====== DATASET CONTENT ======
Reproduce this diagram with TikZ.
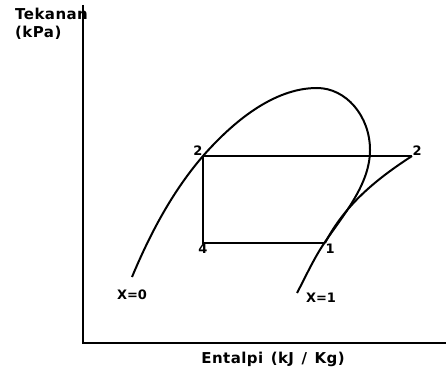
\documentclass[tikz,border=0pt]{standalone}
\usepackage{fontspec}
\setmainfont{DejaVu Sans}
\newfontfamily\plotfont[LetterSpace=3]{DejaVu Sans}
\newcommand\axisfont{\fontsize{15}{18}\plotfont\bfseries\spaceskip 0.5em\relax}
\usetikzlibrary{positioning}

\begin{document}
\begin{tikzpicture}[x=1pt, y=-1pt,
    curve/.style={black, line width=2pt},
    cycleline/.style={black, line width=1.8pt},
    ptlabel/.style={font=\fontsize{13}{15}\selectfont\bfseries, inner sep=0.5pt},
    qlabel/.style={font=\fontsize{13}{15}\selectfont\bfseries, inner sep=0pt},
    axlabel/.style={font=\axisfont, inner sep=0pt}]

% Canvas — same size as the source image
\useasboundingbox (0,0) rectangle (446,374);

% Axes
\coordinate (top) at (83,5);
\coordinate (origin) at (83,343);
\coordinate (right) at (446,343);
\draw[line width=2.2pt] (top) -- (origin) -- (right);

% Axis labels
\node[axlabel, align=left, anchor=north west] (ylab) at (15,8) {Tekanan\\(kPa)};
\node[axlabel, anchor=center] (xlab) at (273,359) {Entalpi (kJ / Kg)};

% Saturation dome (X=0 left, X=1 right)
\coordinate (liq) at (132,277);
\coordinate (peak) at (317,88);
\coordinate (edge) at (370,150);
\coordinate (vap) at (297,293);
\draw[curve] (liq) .. controls (150,234) and (172,192) .. (203,156)
    .. controls (232,123) and (273,88) .. (peak)
    .. controls (346,88) and (370,116) .. (edge)
    .. controls (370,184) and (344,214) .. (325,242)
    .. controls (314,258) and (306,276) .. (vap);

% Cycle points
\coordinate (p2) at (203,156);
\coordinate (p2s) at (412,156);
\coordinate (p4) at (203,243);
\coordinate (p1) at (325,243);

% Compression line 1 -> 2
\draw[curve] (p2s) .. controls (375,180) and (345,205) .. (p1);

% Condenser, expansion, evaporator
\draw[cycleline] (p2) -- (p2s);
\draw[cycleline] (p2) -- (p4) -- (p1);

% Point labels
\node[ptlabel, anchor=south east] (l2) at (p2) {2};
\node[ptlabel, anchor=south west] (l2s) at (p2s) {2};
\node[ptlabel, anchor=north] (l4) at (p4) {4};
\node[ptlabel, anchor=north west] (l1) at (p1) {1};

% Quality labels
\node[qlabel] (x0) at (132,295) {X=0};
\node[qlabel] (x1) at (321,298) {X=1};

\end{tikzpicture}
\end{document}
======
#### EXERCISE:
Set the lines above down again, word for word, from the first through the one containing "(345,205) .. (p1);"; pictures excluded.

#### WRITTEN SOLUTION:
Reproduce this diagram with TikZ.
\documentclass[tikz,border=0pt]{standalone}
\usepackage{fontspec}
\setmainfont{DejaVu Sans}
\newfontfamily\plotfont[LetterSpace=3]{DejaVu Sans}
\newcommand\axisfont{\fontsize{15}{18}\plotfont\bfseries\spaceskip 0.5em\relax}
\usetikzlibrary{positioning}

\begin{document}
\begin{tikzpicture}[x=1pt, y=-1pt,
    curve/.style={black, line width=2pt},
    cycleline/.style={black, line width=1.8pt},
    ptlabel/.style={font=\fontsize{13}{15}\selectfont\bfseries, inner sep=0.5pt},
    qlabel/.style={font=\fontsize{13}{15}\selectfont\bfseries, inner sep=0pt},
    axlabel/.style={font=\axisfont, inner sep=0pt}]

% Canvas — same size as the source image
\useasboundingbox (0,0) rectangle (446,374);

% Axes
\coordinate (top) at (83,5);
\coordinate (origin) at (83,343);
\coordinate (right) at (446,343);
\draw[line width=2.2pt] (top) -- (origin) -- (right);

% Axis labels
\node[axlabel, align=left, anchor=north west] (ylab) at (15,8) {Tekanan\\(kPa)};
\node[axlabel, anchor=center] (xlab) at (273,359) {Entalpi (kJ / Kg)};

% Saturation dome (X=0 left, X=1 right)
\coordinate (liq) at (132,277);
\coordinate (peak) at (317,88);
\coordinate (edge) at (370,150);
\coordinate (vap) at (297,293);
\draw[curve] (liq) .. controls (150,234) and (172,192) .. (203,156)
    .. controls (232,123) and (273,88) .. (peak)
    .. controls (346,88) and (370,116) .. (edge)
    .. controls (370,184) and (344,214) .. (325,242)
    .. controls (314,258) and (306,276) .. (vap);

% Cycle points
\coordinate (p2) at (203,156);
\coordinate (p2s) at (412,156);
\coordinate (p4) at (203,243);
\coordinate (p1) at (325,243);

% Compression line 1 -> 2
\draw[curve] (p2s) .. controls (375,180) and (345,205) .. (p1);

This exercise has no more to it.